I can no longer see a smiling baby and not smile along, all the while thinking how much cuter and sweeter my daughter’s smile is.  I can no longer see the photos of suffering children and not feel helpless and frustrated, haunted by their faces for days as I pray for someone to be a ‘parent’ to them – even for a few minutes.  I can no longer think of all the children being abused by the adults they trust and not want to strangle those criminals with my bare hands, one at a time.

I can no longer let a day pass when I don’t desperately pray for the re-appearance of the Mahdi (atfs) so that all the children in the world can know love and peace once more.

And yet…

I live in fear of that day as well.  What if I don’t manage to fix myself before then?  What if I don’t manage to teach my daughter all she needs to do before that day?
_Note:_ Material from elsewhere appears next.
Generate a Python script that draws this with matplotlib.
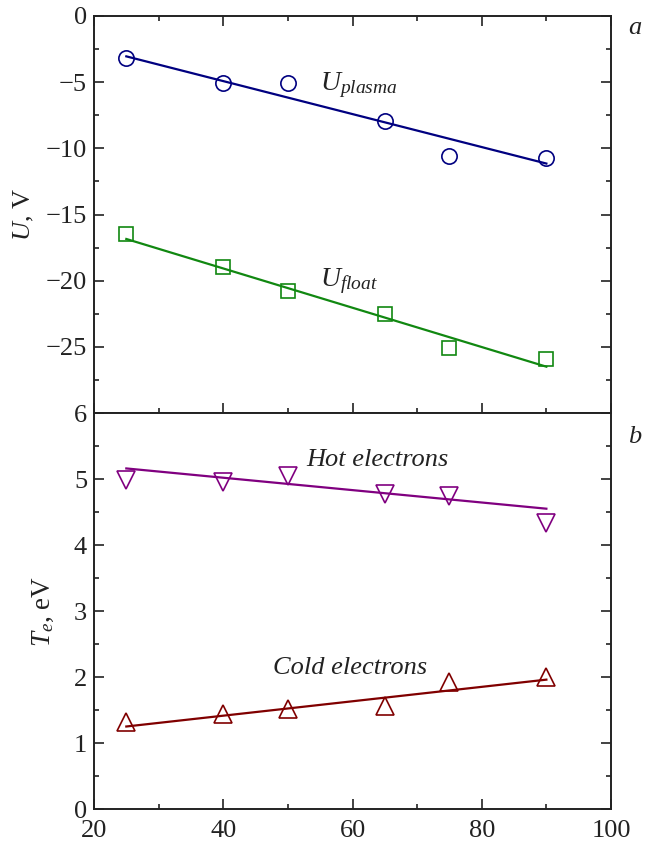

What if I mess up as a parent and she (God Forbid!) veers away from The Path?

I live in fear of “the day that you will see it, every suckling female will neglect what she suckled… (Qur’an 22:2) because it is on that day that I will fail my daughter in every way, when I abandon her despite all my promises and seek out my own selfish salvation.  It is on that day that what I teach her will most count the most, because I want her to know growing up that no matter how much I love her and will be there for her, there is One Who Loves her even more and who will not let her down when I will.

I live in fear not loving her enough to keep turning her face towards God whenever she turns it to me.